··· Available data ···

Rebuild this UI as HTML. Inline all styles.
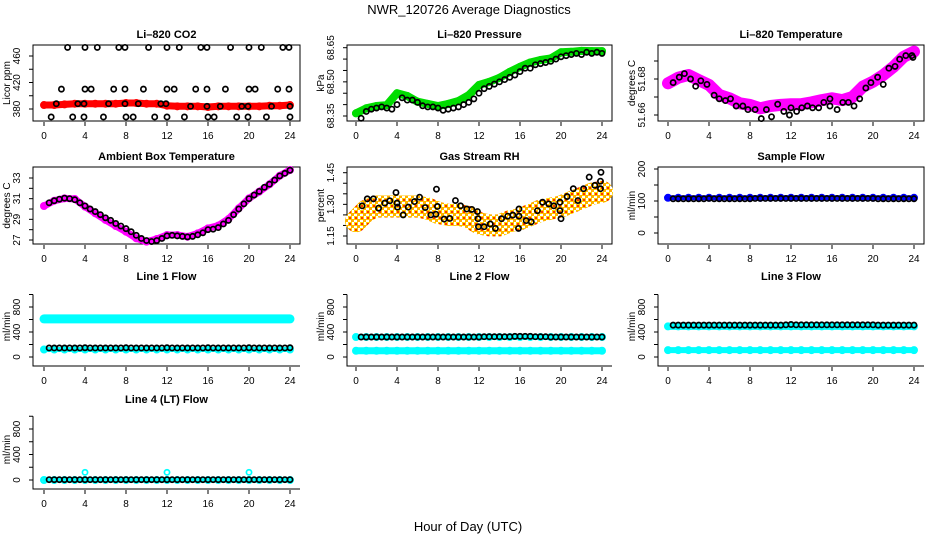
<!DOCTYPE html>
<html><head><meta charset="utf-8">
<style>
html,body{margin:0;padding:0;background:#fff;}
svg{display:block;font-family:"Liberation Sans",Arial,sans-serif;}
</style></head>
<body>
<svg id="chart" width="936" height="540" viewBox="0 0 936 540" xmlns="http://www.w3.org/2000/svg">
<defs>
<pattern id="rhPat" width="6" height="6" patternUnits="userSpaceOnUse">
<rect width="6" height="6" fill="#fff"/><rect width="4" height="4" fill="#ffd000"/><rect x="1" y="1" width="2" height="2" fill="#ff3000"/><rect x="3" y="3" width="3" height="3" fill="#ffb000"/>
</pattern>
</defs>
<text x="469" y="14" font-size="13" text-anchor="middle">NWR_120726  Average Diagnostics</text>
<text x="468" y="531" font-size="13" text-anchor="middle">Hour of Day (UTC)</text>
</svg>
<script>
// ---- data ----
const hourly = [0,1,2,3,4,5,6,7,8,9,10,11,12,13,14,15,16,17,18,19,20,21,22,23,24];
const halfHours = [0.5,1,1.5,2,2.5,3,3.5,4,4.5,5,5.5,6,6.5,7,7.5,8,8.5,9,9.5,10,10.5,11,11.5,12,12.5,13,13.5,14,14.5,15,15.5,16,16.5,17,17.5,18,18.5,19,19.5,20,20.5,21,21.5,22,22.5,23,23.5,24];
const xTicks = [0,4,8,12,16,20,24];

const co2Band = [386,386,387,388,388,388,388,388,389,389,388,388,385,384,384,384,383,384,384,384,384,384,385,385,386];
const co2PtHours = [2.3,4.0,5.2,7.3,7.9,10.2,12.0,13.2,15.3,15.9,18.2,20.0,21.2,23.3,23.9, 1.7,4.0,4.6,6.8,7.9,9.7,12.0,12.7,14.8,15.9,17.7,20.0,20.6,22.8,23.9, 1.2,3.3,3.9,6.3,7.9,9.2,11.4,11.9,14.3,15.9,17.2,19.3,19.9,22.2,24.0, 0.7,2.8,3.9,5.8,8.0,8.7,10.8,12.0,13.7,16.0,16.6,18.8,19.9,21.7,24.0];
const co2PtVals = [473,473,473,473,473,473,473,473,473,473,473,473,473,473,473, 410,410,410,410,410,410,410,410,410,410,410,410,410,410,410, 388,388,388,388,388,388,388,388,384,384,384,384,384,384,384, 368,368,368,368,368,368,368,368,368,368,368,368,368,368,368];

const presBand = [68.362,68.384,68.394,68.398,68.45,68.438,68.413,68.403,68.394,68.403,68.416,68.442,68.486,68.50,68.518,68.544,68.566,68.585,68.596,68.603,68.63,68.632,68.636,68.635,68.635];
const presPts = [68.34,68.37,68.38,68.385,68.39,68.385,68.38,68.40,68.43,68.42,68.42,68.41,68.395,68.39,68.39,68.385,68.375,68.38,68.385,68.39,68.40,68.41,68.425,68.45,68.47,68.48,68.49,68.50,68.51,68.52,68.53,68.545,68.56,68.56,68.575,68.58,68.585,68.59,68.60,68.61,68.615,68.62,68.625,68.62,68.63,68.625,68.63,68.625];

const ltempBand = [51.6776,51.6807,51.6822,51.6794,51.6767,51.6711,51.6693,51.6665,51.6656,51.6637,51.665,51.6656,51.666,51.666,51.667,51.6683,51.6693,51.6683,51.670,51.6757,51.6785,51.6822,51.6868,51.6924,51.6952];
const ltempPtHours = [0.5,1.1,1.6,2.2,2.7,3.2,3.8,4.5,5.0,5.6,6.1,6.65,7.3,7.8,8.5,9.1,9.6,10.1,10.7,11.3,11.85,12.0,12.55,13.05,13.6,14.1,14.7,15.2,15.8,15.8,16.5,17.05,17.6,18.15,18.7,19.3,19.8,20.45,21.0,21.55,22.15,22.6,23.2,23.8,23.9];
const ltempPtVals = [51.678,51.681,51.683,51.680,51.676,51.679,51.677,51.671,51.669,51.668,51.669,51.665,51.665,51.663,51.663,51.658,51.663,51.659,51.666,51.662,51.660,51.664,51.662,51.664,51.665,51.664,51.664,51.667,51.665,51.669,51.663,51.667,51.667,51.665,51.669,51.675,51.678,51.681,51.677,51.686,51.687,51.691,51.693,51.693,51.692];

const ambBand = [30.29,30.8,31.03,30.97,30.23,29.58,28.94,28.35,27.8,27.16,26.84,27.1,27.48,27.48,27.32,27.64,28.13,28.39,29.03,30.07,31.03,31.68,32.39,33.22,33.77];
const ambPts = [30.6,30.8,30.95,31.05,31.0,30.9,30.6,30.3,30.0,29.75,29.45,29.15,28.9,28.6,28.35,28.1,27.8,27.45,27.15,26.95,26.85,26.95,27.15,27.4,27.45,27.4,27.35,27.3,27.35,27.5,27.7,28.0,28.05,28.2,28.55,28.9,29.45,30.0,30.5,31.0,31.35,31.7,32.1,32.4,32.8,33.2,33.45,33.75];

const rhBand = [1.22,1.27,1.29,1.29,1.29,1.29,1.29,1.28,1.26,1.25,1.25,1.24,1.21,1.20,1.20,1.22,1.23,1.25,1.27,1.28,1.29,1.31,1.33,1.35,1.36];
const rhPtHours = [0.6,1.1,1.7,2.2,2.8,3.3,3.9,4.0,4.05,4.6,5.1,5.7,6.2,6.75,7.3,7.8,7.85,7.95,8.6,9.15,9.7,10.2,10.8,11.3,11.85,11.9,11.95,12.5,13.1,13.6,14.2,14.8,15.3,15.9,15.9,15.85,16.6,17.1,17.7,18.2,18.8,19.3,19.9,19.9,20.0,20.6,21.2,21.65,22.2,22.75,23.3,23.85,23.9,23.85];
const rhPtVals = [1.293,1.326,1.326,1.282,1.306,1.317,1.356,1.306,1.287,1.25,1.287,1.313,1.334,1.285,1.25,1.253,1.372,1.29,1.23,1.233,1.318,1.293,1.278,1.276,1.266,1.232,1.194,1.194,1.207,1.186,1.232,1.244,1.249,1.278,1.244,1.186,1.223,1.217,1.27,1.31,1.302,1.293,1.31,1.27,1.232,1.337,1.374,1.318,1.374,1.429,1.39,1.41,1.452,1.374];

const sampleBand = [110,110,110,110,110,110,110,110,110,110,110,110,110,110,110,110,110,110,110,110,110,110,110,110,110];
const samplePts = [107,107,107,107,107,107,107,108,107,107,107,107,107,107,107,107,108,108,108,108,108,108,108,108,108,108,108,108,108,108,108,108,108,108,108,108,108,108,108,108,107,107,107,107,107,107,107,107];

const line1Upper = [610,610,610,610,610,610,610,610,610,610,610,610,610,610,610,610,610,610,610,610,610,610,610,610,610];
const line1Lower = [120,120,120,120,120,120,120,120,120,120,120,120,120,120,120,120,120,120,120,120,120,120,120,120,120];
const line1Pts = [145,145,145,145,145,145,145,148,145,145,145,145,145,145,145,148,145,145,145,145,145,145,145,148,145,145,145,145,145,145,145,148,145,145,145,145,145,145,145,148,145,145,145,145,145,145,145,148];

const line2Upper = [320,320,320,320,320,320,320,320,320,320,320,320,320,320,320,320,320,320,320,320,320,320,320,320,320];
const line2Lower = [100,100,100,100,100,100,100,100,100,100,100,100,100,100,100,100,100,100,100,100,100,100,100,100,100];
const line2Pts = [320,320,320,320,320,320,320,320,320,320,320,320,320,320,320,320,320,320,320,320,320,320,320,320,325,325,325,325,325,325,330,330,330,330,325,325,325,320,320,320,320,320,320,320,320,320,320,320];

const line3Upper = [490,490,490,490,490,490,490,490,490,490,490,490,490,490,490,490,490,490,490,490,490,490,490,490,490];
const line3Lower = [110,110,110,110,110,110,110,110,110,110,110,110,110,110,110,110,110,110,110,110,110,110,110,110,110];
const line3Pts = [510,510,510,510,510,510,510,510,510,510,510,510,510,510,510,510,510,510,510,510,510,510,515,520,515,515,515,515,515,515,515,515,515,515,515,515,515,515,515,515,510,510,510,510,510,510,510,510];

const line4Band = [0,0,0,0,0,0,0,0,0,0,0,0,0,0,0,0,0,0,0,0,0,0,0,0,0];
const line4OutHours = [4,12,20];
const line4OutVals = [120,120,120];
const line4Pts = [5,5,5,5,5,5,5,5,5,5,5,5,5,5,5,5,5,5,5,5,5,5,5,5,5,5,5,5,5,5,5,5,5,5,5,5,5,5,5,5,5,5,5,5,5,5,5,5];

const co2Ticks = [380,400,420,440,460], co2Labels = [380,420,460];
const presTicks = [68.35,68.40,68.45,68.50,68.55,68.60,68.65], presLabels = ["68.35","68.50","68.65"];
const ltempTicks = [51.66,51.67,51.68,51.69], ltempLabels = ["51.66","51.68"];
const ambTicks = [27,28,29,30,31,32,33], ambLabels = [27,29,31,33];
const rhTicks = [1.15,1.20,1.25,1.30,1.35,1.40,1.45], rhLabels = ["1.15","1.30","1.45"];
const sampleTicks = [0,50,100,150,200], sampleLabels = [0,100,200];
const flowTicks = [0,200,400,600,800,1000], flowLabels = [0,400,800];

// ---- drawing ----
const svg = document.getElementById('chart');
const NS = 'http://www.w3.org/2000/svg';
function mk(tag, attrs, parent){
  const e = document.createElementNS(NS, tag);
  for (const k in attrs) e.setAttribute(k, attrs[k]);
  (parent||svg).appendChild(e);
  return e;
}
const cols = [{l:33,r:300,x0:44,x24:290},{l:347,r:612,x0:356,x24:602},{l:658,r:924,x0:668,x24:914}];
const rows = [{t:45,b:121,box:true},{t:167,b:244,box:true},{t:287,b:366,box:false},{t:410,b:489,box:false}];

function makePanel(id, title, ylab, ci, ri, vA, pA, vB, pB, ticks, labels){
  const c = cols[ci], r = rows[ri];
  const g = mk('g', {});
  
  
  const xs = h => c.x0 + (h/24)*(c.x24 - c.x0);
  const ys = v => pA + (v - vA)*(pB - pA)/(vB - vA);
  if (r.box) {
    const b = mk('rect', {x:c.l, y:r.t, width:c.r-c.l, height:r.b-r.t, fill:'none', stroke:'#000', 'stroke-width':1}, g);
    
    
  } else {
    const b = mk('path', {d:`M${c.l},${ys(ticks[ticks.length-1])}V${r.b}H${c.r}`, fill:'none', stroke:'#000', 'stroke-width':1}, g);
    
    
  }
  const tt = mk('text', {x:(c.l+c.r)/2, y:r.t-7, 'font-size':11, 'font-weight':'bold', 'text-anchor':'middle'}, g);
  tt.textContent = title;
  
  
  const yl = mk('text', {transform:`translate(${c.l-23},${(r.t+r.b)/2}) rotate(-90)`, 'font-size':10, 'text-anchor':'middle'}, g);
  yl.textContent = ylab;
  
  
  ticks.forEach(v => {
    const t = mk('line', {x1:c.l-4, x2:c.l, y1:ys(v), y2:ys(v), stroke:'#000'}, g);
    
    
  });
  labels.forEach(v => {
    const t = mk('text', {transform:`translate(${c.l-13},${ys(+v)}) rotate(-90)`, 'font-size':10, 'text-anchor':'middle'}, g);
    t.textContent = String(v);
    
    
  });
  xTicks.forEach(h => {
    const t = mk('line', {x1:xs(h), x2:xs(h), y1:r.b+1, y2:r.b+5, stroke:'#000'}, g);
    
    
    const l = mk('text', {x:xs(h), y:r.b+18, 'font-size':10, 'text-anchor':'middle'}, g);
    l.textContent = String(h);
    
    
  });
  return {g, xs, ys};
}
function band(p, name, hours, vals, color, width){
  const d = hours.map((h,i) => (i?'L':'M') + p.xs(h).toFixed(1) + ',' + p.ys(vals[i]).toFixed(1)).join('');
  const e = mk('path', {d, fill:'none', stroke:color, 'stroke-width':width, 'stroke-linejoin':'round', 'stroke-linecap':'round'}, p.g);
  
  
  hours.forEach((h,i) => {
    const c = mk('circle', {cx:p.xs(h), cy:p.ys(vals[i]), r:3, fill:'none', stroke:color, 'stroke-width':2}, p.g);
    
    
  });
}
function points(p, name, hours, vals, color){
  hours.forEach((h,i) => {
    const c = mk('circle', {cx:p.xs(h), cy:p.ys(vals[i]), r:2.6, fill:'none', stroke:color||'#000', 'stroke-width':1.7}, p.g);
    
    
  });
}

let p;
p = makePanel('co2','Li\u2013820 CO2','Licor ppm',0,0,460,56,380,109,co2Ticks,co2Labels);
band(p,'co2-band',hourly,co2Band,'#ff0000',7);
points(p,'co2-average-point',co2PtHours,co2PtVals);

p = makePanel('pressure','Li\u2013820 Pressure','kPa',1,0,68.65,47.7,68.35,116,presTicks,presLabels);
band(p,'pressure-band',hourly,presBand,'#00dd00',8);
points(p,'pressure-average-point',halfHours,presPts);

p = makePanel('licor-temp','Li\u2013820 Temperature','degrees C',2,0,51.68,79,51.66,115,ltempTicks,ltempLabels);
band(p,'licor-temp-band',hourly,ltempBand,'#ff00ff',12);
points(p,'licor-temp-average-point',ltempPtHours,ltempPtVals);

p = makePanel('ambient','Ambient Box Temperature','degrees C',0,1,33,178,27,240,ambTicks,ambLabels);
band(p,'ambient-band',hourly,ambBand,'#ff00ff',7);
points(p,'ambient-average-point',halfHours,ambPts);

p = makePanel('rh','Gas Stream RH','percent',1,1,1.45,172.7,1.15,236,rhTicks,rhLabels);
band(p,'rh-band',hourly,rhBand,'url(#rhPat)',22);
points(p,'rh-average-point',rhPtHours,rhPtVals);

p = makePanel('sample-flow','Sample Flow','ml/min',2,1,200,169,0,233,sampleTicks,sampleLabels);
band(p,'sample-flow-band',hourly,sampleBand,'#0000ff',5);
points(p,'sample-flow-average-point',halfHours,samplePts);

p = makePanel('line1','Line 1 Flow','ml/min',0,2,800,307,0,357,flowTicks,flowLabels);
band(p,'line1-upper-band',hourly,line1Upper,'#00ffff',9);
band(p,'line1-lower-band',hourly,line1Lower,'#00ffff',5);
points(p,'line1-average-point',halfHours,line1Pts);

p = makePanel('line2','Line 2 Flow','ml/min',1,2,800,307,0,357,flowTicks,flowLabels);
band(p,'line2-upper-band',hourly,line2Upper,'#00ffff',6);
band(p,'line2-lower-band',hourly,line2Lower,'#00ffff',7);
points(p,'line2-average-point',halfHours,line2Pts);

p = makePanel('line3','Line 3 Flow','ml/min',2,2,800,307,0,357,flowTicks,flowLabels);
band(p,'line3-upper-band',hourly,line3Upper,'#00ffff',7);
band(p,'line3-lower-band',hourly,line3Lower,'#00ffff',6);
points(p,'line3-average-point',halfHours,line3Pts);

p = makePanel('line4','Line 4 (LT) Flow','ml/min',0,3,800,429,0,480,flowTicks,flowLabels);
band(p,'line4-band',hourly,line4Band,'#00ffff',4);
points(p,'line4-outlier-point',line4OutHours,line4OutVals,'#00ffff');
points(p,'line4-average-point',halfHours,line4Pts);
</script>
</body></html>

···

Exercise directions -
The lines from the start of the data through the line that contains "const xTicks = [0,4,8,12,16,20,24];" are to be returned exactly, please, with both ends included and every picture left out.

Written solution -
Rebuild this UI as HTML. Inline all styles.
<!DOCTYPE html>
<html><head><meta charset="utf-8">
<style>
html,body{margin:0;padding:0;background:#fff;}
svg{display:block;font-family:"Liberation Sans",Arial,sans-serif;}
</style></head>
<body>
<svg id="chart" width="936" height="540" viewBox="0 0 936 540" xmlns="http://www.w3.org/2000/svg">
<defs>
<pattern id="rhPat" width="6" height="6" patternUnits="userSpaceOnUse">
<rect width="6" height="6" fill="#fff"/><rect width="4" height="4" fill="#ffd000"/><rect x="1" y="1" width="2" height="2" fill="#ff3000"/><rect x="3" y="3" width="3" height="3" fill="#ffb000"/>
</pattern>
</defs>
<text x="469" y="14" font-size="13" text-anchor="middle">NWR_120726  Average Diagnostics</text>
<text x="468" y="531" font-size="13" text-anchor="middle">Hour of Day (UTC)</text>
</svg>
<script>
// ---- data ----
const hourly = [0,1,2,3,4,5,6,7,8,9,10,11,12,13,14,15,16,17,18,19,20,21,22,23,24];
const halfHours = [0.5,1,1.5,2,2.5,3,3.5,4,4.5,5,5.5,6,6.5,7,7.5,8,8.5,9,9.5,10,10.5,11,11.5,12,12.5,13,13.5,14,14.5,15,15.5,16,16.5,17,17.5,18,18.5,19,19.5,20,20.5,21,21.5,22,22.5,23,23.5,24];
const xTicks = [0,4,8,12,16,20,24];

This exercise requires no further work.